[WHAT IS EXPECTED]: In the listing below, locate the line with "Clone this chart in Plotly." and the line with "-1.60, -1.62, -1.66]", then output both and everything between them exactly, minus any pictures.

[SUPPLIED RECORDS]:
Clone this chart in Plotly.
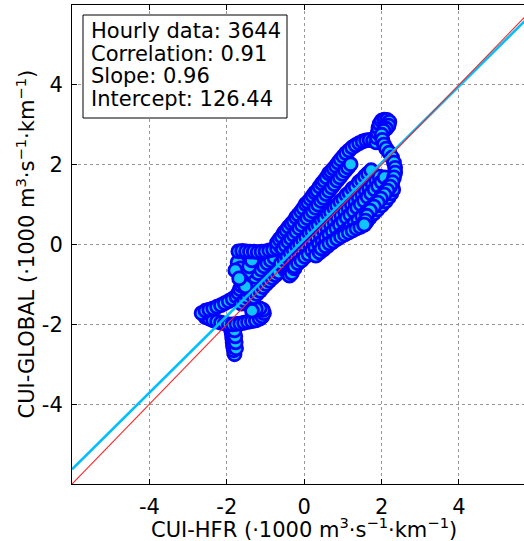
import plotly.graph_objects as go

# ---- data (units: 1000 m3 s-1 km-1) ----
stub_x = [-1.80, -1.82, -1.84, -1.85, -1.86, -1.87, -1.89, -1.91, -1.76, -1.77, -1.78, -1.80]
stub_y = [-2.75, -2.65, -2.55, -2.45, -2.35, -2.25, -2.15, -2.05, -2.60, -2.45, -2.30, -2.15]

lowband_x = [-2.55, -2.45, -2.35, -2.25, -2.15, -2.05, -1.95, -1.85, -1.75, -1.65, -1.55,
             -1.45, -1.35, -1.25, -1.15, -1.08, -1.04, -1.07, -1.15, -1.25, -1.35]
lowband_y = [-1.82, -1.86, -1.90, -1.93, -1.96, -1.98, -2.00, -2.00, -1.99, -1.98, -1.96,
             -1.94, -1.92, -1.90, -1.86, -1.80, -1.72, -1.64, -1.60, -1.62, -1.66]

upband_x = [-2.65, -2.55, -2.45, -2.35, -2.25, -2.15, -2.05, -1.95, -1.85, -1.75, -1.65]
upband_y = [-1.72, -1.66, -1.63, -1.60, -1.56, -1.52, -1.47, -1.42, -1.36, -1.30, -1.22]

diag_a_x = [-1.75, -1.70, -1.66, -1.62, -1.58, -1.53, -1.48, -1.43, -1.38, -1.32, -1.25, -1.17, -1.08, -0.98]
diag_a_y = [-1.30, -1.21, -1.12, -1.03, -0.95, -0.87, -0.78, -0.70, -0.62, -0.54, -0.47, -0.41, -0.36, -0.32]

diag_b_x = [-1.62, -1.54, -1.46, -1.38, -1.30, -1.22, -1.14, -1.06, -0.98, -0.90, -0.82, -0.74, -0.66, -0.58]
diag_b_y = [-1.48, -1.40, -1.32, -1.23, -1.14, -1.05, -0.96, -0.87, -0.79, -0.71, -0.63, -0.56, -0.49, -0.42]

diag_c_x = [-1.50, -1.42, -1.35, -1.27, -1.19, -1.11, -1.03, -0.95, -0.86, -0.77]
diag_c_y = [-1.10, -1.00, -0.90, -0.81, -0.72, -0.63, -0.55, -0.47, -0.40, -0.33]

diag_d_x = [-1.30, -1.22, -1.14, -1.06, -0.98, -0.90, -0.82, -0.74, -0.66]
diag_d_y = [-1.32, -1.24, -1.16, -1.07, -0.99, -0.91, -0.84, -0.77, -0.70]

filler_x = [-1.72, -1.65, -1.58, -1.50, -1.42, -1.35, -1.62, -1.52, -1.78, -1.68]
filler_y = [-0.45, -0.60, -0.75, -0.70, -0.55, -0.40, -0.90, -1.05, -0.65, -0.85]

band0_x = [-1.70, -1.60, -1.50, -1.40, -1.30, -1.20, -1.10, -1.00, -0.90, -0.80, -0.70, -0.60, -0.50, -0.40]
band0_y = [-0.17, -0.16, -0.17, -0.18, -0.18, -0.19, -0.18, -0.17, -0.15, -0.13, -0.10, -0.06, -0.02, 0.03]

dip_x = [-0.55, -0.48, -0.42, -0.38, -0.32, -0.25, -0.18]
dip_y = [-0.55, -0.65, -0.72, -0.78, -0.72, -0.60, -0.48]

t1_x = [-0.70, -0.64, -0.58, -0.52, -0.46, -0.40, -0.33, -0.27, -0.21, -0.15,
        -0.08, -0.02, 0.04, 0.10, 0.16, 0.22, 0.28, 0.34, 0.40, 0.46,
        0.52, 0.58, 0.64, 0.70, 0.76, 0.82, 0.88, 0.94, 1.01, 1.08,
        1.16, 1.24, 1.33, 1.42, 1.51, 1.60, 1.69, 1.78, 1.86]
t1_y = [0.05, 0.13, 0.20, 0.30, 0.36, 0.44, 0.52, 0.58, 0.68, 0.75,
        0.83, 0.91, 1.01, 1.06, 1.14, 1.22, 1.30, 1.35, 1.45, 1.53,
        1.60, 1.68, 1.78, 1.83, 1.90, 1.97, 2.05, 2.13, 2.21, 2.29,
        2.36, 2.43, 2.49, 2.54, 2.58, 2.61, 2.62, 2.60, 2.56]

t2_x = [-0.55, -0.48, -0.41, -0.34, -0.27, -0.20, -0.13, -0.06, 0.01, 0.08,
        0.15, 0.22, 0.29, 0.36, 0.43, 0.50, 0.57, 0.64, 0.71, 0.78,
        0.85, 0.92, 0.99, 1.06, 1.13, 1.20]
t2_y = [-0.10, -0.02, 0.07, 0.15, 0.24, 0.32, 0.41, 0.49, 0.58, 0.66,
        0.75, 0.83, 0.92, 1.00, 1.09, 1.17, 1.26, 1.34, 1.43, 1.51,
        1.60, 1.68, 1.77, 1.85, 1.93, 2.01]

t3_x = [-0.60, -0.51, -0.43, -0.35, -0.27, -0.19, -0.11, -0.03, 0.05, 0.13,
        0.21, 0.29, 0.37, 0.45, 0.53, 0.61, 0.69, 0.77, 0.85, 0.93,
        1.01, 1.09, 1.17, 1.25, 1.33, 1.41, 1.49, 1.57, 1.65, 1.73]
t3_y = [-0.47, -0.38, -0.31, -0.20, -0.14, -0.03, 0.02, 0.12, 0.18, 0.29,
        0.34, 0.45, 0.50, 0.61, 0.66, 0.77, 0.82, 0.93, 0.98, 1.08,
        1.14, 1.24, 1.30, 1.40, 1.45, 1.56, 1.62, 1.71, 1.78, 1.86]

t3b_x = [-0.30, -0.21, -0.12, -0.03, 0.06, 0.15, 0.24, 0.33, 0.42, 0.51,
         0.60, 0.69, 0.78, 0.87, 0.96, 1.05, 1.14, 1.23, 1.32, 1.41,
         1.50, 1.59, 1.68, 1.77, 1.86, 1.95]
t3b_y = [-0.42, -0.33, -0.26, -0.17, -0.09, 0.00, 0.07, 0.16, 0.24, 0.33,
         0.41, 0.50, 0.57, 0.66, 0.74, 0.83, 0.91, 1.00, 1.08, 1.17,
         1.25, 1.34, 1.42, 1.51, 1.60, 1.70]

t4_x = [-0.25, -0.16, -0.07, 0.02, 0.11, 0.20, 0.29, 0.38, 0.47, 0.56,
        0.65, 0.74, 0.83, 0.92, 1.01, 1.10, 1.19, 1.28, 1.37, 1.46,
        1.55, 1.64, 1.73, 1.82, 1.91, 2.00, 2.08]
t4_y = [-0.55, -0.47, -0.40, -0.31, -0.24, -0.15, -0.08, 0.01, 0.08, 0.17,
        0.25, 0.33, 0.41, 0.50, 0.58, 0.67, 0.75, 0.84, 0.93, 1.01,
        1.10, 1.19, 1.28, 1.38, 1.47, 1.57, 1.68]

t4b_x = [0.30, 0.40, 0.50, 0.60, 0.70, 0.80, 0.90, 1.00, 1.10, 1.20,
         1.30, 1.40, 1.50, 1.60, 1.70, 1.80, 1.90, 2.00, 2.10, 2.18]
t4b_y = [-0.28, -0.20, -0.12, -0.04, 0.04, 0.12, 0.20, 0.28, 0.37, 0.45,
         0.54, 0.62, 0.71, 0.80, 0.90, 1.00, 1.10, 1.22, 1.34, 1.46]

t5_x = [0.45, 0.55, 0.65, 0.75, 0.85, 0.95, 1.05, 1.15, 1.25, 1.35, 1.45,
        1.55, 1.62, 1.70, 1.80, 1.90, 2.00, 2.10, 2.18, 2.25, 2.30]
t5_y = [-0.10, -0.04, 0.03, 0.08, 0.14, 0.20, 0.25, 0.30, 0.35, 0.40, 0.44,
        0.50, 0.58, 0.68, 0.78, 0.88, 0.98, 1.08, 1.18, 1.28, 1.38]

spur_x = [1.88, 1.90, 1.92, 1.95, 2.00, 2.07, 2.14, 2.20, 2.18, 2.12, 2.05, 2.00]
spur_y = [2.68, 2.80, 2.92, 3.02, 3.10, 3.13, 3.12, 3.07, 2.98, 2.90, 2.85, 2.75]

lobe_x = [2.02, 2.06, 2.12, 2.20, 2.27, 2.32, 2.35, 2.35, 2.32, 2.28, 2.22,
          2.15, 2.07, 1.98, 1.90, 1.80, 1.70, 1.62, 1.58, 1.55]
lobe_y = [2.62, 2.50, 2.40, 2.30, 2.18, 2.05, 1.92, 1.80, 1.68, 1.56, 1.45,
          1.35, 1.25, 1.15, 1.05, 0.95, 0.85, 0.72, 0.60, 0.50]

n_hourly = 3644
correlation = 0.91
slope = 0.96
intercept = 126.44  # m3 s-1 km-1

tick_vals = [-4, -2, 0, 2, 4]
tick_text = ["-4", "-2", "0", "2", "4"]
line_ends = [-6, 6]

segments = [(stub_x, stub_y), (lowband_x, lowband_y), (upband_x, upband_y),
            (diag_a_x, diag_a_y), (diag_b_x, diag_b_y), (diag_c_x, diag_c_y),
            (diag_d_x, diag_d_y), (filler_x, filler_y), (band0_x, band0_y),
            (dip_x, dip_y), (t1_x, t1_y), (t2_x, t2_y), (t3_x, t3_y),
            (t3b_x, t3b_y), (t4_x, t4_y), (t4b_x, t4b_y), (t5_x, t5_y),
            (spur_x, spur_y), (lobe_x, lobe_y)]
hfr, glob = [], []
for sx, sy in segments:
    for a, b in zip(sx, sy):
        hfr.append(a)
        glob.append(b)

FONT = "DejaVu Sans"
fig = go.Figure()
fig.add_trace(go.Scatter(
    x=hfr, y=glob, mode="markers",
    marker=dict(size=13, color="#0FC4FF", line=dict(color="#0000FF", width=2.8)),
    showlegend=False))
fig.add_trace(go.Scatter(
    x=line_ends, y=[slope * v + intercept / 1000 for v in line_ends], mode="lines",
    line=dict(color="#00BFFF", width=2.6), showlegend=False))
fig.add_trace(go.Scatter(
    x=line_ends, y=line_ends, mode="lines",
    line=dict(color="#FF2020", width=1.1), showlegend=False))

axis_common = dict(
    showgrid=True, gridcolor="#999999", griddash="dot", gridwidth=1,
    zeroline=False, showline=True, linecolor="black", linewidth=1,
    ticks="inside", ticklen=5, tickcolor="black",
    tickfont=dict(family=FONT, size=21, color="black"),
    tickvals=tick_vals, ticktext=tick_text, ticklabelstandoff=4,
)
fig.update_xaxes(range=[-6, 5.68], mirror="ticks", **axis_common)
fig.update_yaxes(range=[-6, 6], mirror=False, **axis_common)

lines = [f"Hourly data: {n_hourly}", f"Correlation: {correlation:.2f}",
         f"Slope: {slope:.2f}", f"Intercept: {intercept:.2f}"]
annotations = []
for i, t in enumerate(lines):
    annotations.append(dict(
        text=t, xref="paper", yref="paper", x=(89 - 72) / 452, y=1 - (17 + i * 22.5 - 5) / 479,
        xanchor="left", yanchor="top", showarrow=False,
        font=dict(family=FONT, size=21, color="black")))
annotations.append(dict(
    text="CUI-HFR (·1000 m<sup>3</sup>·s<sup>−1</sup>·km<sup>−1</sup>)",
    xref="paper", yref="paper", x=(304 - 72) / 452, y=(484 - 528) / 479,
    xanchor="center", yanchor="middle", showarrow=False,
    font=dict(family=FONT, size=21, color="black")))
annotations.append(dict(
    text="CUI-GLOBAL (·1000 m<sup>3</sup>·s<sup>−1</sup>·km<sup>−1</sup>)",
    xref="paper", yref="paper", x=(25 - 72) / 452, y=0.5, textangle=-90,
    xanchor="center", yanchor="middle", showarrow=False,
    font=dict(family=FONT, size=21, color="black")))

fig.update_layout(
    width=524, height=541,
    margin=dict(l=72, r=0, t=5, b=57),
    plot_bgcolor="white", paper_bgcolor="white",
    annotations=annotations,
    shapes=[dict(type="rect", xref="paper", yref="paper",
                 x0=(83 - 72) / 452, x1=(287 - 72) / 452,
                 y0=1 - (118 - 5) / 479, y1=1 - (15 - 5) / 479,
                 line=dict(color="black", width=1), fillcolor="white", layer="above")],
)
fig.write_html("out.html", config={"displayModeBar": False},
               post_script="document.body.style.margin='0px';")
--
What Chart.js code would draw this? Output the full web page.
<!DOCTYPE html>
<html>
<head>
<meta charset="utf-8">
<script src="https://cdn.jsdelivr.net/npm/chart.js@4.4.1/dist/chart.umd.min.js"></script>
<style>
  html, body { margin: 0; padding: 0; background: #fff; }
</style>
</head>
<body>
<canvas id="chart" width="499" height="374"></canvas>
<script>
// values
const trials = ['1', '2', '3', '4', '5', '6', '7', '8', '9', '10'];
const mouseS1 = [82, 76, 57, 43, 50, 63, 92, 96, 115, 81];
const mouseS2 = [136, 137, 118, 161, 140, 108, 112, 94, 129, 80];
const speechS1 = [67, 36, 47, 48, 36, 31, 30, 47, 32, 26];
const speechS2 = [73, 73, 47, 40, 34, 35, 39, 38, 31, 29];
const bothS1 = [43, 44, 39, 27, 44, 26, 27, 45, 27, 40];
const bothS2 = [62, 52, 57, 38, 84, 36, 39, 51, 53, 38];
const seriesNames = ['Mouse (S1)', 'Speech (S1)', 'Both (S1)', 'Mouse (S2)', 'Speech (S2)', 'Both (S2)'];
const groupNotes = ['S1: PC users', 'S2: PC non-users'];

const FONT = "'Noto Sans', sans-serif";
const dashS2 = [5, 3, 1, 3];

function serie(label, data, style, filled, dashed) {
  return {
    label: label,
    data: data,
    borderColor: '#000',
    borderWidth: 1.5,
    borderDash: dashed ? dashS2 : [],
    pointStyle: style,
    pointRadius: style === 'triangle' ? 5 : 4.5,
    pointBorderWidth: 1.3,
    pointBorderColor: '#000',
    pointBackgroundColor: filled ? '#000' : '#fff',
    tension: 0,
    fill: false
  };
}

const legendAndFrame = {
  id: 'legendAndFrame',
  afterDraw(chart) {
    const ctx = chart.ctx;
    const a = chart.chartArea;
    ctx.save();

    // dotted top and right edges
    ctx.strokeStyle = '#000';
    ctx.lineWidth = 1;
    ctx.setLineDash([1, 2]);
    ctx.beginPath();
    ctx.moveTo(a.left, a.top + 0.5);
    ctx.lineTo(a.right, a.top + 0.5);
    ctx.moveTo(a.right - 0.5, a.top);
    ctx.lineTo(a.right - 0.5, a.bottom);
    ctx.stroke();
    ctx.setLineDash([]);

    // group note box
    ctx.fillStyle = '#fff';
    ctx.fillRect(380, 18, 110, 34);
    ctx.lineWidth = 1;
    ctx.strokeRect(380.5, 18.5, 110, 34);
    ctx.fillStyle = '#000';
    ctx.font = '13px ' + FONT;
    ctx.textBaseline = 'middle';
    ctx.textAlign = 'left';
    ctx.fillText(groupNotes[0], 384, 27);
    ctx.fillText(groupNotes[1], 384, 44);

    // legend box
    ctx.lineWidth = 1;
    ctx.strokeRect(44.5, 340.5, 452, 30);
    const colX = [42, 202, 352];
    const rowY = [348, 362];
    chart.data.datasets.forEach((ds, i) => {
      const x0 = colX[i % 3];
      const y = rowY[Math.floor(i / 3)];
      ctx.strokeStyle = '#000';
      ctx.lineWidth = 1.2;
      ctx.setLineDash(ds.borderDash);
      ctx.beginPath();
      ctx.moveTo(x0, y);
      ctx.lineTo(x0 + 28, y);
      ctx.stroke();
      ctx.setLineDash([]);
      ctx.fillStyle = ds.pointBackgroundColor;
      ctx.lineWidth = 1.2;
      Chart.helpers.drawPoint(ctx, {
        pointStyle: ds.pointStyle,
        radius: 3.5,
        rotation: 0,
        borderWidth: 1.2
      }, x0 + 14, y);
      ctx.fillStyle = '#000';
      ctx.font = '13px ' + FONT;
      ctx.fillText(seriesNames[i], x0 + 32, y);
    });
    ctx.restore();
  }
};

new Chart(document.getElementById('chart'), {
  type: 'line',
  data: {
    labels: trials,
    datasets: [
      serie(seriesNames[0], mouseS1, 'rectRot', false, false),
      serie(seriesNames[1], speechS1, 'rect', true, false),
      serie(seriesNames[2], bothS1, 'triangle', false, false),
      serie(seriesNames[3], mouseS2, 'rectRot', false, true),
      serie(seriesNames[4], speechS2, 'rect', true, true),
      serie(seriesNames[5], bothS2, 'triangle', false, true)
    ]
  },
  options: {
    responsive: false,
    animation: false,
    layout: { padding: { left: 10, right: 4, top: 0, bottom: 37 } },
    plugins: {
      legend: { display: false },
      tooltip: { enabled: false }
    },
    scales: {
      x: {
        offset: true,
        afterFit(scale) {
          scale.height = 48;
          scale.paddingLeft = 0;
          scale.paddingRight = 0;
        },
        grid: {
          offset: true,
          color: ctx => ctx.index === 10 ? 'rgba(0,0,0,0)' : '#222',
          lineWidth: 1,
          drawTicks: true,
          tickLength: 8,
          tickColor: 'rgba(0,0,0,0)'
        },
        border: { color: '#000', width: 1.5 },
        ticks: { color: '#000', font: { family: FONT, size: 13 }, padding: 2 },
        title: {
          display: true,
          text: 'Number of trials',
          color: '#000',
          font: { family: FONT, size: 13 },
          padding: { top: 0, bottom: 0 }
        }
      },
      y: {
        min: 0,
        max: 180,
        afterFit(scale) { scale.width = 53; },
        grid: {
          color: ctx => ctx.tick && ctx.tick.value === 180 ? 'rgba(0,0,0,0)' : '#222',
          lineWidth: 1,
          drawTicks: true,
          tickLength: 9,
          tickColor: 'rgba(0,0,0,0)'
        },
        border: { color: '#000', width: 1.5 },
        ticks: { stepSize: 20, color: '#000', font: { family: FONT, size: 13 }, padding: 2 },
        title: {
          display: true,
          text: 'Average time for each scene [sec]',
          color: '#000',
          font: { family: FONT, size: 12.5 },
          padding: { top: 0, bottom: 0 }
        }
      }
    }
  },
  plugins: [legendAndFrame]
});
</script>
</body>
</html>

[TASK OUTPUT]:
Clone this chart in Plotly.
import plotly.graph_objects as go

# ---- data (units: 1000 m3 s-1 km-1) ----
stub_x = [-1.80, -1.82, -1.84, -1.85, -1.86, -1.87, -1.89, -1.91, -1.76, -1.77, -1.78, -1.80]
stub_y = [-2.75, -2.65, -2.55, -2.45, -2.35, -2.25, -2.15, -2.05, -2.60, -2.45, -2.30, -2.15]

lowband_x = [-2.55, -2.45, -2.35, -2.25, -2.15, -2.05, -1.95, -1.85, -1.75, -1.65, -1.55,
             -1.45, -1.35, -1.25, -1.15, -1.08, -1.04, -1.07, -1.15, -1.25, -1.35]
lowband_y = [-1.82, -1.86, -1.90, -1.93, -1.96, -1.98, -2.00, -2.00, -1.99, -1.98, -1.96,
             -1.94, -1.92, -1.90, -1.86, -1.80, -1.72, -1.64, -1.60, -1.62, -1.66]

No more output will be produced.